Today WordPress is forcing me to use their new editor instead of their “classic” editor. Let’s hope this post turns out all right.
Yesterday our local temperature climbed to 80°F (26.67°C), the highest ever recorded for March 26th. Any snow still on the ground has already melted a few days earlier, and the crocus flowers wasted no time in coming up and bearing vibrant flowers. Here are some shots of those at the front of our driveway.
Last week the refuge conducted controlled burning of areas around the marshes to get rid of some invasive plants. That cleared quite a few of the bushes while leaving blackened spots where green shoots have already managed to come up. Hopefully they are not those pesky weeds that were supposed to burn.

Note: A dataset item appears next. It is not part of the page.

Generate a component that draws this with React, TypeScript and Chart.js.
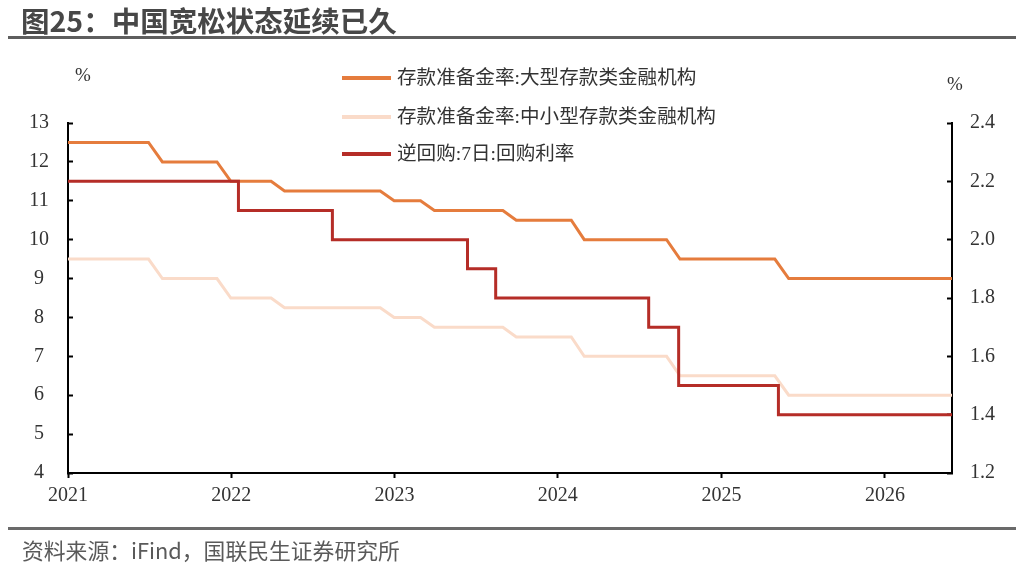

There was a male Red-winged Blackbird singing gleefully in a reedy area. I tried to follow it for a few minutes as it switched spots before finally finding a suitable perch and belted its song, spreading and puffing its feathers to impress potential mates.

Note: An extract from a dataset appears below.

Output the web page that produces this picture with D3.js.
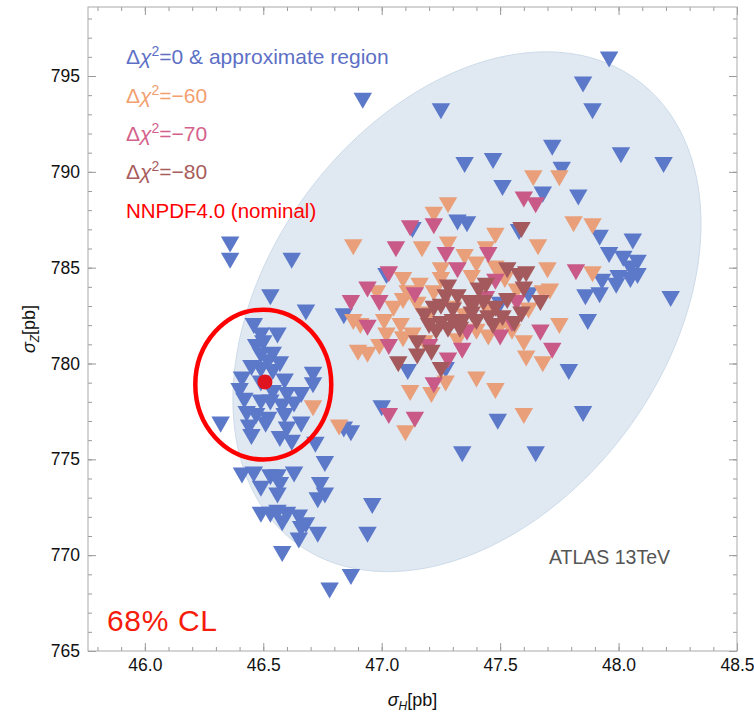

Tuesday I went to the Edwin B Forsythe National Wildlife Refuge to find it closed because they were conducting controlled burns of invasive plants along the marsh edges. Rather than going home, I drove one more hour to get to the Cape May Lighthouse at the southern tip of New Jersey.
I walked down to the beach and saw a strange bunker, a World War II relic slowly being reclaimed by the ocean.
The bunker was used to defend against a possible German invasion! It had four 155 mm artillery pieces which had never been fired and were removed many years ago.
Nearby there were several small ponds where swans and various ducks were swimming and feeding.
Sparrows and one Northern Mockingbird kept flying around me as if wanting their pictures taken.
There were several bushes of holly laden with gloriously red berries.
The colorful Northern Shovelers are one of the more common ducks throughout the world. During the winter at the refuge, there are at least several hundreds of them foraging for food in the marshes with their typically long bills (2.5 inches or 6.35 cm).
In the US, during duck hunting season, an average of 700,000 Northern Shovelers are brought down each year! Yet, they are not on the endangered species list. Here are some recent photos of them at the refuge.